Dat alles heeft mij doen besluiten voortaan geen lumpsum instellingssubsidies meer te verstrekken aan de bovengenoemde instellingen. In plaats daarvan ben ik bereid meerjarige afspraken te maken over concrete activiteiten, zoals te onderhouden infrastructuur en investeringen in het verzamelen, verrijken, valideren en verspreiden van kennis. Ik beperk mij daartoe tot een select aantal instellingen, met name het NIVEL, het Trimbosinstituut, het CBO en de bij de Kenniscentra Langdurende Zorg, Jeugd en Maatschappelijke Inzet betrokken instellingen. Ik ben bereid deze instellingen te subsidiëren en zal de prestaties periodiek evalueren in een op de toekomst gericht perspectief. Daarnaast zal ik, voorzover VWS zelf direct belanghebbende is, opdrachten verstrekken voor concrete kennisproducten zoals beleidsevaluaties. De opdrachtverlening zal plaats vinden met in achtneming van de regels die voor opdrachtverstrekking gelden. Dat betekent dat opdrachten zullen worden aanbesteed dan wel zullen verstrekt in het kader van een nog overeen te komen meerjarig raamcontract.

Aan de bovengenoemde kennisinstellingen heb ik onlangs een brief gestuurd, waarin ik het kader schets van de activiteiten die in aanmerking komen voor subsidie. Die kaders zullen de komende tijd nader worden ingevuld. Dat zal in goed overleg met de kennisinstellingen plaats vinden. Ik heb er alle vertouwen in dat de uiteindelijke invulling er één is, die door de betrokken partijen als betekenisvol zal worden beleefd. Ik hoop u met deze brief naar tevredenheid te hebben geïnformeerd.

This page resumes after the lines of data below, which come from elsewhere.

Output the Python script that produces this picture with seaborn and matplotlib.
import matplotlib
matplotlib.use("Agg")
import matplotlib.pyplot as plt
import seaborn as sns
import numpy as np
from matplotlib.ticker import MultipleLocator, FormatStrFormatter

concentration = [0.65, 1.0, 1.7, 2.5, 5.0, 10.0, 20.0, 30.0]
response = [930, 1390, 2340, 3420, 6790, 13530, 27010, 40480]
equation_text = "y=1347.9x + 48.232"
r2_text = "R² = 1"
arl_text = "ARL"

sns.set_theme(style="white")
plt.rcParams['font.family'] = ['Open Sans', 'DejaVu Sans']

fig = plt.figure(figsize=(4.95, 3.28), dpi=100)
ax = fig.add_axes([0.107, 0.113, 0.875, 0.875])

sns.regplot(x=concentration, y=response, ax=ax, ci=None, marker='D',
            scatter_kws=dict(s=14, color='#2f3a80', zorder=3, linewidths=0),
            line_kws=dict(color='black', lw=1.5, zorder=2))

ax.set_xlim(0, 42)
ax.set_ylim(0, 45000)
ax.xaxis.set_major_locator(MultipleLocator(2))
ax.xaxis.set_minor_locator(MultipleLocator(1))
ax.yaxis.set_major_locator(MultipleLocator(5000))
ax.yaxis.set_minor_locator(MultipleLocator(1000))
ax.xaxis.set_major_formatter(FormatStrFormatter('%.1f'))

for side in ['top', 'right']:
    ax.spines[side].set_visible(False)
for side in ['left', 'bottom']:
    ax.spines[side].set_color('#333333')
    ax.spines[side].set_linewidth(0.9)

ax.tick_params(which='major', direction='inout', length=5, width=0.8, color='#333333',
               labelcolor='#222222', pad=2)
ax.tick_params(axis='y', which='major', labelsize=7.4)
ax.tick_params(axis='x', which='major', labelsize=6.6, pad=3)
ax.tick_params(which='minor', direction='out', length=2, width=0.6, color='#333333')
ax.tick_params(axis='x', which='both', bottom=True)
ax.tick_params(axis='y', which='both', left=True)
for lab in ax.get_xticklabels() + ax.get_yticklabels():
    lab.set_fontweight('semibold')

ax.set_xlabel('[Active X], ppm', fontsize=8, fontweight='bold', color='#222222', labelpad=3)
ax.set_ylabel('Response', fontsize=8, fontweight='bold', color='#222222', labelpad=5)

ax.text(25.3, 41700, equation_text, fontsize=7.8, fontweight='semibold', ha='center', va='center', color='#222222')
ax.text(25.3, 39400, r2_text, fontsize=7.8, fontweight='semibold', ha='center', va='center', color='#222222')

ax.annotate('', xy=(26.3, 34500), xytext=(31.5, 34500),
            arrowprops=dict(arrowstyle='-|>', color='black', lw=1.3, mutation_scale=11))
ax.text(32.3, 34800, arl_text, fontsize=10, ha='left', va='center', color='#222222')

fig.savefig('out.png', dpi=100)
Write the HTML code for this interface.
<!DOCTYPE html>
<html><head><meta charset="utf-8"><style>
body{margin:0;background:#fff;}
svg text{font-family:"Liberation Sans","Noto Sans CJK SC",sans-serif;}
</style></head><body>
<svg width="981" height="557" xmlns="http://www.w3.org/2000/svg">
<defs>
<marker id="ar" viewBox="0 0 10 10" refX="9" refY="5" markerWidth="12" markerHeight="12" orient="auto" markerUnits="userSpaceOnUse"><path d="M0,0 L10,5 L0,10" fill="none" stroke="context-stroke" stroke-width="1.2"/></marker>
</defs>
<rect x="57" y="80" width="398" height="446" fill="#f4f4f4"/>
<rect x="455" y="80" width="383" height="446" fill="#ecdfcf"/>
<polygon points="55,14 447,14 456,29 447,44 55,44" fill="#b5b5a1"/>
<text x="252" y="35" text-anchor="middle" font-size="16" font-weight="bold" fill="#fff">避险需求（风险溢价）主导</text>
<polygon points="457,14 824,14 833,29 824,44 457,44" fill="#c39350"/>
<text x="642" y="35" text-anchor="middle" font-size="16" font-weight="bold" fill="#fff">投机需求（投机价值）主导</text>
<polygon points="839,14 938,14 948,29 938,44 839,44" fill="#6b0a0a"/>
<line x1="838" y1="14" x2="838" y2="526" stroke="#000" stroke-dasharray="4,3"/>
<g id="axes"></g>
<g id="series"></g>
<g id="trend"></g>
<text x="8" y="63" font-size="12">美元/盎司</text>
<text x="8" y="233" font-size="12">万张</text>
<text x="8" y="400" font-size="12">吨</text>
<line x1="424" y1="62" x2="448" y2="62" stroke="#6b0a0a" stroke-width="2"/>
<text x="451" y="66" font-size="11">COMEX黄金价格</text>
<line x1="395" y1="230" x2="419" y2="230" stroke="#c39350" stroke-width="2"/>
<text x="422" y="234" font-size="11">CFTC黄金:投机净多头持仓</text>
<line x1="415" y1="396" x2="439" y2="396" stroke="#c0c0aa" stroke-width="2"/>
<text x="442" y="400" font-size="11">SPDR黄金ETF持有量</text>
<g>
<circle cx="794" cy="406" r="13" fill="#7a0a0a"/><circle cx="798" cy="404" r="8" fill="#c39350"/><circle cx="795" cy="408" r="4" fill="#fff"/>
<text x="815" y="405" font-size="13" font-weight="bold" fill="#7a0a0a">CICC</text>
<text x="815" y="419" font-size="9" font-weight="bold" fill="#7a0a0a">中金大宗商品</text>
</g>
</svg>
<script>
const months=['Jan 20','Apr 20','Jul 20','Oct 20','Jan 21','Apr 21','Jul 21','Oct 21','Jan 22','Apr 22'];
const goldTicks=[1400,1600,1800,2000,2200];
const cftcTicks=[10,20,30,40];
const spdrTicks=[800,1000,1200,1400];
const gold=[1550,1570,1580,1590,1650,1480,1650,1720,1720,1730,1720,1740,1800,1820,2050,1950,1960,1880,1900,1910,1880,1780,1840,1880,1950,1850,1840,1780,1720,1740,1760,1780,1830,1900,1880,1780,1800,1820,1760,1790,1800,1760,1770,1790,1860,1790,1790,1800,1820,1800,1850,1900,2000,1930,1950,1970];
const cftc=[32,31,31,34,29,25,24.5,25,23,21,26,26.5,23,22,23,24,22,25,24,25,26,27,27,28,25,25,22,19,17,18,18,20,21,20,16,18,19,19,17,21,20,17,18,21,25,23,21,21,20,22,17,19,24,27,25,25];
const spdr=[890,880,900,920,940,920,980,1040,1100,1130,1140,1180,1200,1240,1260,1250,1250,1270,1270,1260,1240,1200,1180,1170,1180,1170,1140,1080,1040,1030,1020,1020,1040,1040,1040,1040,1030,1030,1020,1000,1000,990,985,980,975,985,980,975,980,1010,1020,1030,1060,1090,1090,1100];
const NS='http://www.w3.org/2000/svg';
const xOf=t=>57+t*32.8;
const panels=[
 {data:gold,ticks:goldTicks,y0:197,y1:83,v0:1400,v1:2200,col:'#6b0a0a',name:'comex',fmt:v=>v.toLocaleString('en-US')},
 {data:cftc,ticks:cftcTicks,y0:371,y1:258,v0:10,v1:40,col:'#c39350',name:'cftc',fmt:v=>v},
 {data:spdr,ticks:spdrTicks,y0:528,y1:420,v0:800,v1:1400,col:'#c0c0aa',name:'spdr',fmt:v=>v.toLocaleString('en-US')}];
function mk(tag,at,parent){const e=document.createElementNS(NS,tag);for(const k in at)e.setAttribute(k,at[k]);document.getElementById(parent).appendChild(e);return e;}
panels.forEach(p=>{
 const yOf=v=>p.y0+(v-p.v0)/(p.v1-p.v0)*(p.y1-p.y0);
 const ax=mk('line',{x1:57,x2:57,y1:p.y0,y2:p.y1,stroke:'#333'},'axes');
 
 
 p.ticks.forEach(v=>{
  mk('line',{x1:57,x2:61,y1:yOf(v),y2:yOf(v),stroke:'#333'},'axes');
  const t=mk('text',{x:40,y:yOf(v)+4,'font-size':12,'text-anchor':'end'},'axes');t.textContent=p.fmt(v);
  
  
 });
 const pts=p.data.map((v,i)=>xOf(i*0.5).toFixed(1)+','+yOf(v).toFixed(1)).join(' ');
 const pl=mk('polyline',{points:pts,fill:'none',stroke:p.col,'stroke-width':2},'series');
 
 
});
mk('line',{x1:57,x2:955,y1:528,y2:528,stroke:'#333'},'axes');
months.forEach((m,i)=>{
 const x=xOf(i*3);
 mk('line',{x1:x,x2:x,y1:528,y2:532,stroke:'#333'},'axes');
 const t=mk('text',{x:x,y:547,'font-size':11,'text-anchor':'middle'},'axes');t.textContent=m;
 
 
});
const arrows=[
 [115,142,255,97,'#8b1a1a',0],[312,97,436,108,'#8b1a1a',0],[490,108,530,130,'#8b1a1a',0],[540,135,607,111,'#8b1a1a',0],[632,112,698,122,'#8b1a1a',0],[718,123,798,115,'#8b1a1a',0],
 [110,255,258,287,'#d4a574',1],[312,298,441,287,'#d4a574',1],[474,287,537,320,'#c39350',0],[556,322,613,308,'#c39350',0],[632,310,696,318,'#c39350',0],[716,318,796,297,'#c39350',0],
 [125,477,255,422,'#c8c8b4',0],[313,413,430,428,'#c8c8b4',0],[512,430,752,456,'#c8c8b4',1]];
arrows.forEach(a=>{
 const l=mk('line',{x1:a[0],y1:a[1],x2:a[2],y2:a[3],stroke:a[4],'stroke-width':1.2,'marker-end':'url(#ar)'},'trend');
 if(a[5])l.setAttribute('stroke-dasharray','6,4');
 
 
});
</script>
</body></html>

De Minister van Volksgezondheid, Welzijn en Sport,

J. F. Hoogervorst


XNoot
1

Deze gebieden zijn reeds genoemd in mijn brief over de nader uitwerking van het subsidiebeleid en betreffen (i) de openbare gezondheidszorg, (ii) gezondheidsbescherming enbevordering, (iii) curatieve zorg, (iv) langdurende zorg, (v) jeugd, (vi) maatschappelijke inzet, en (vii) sport.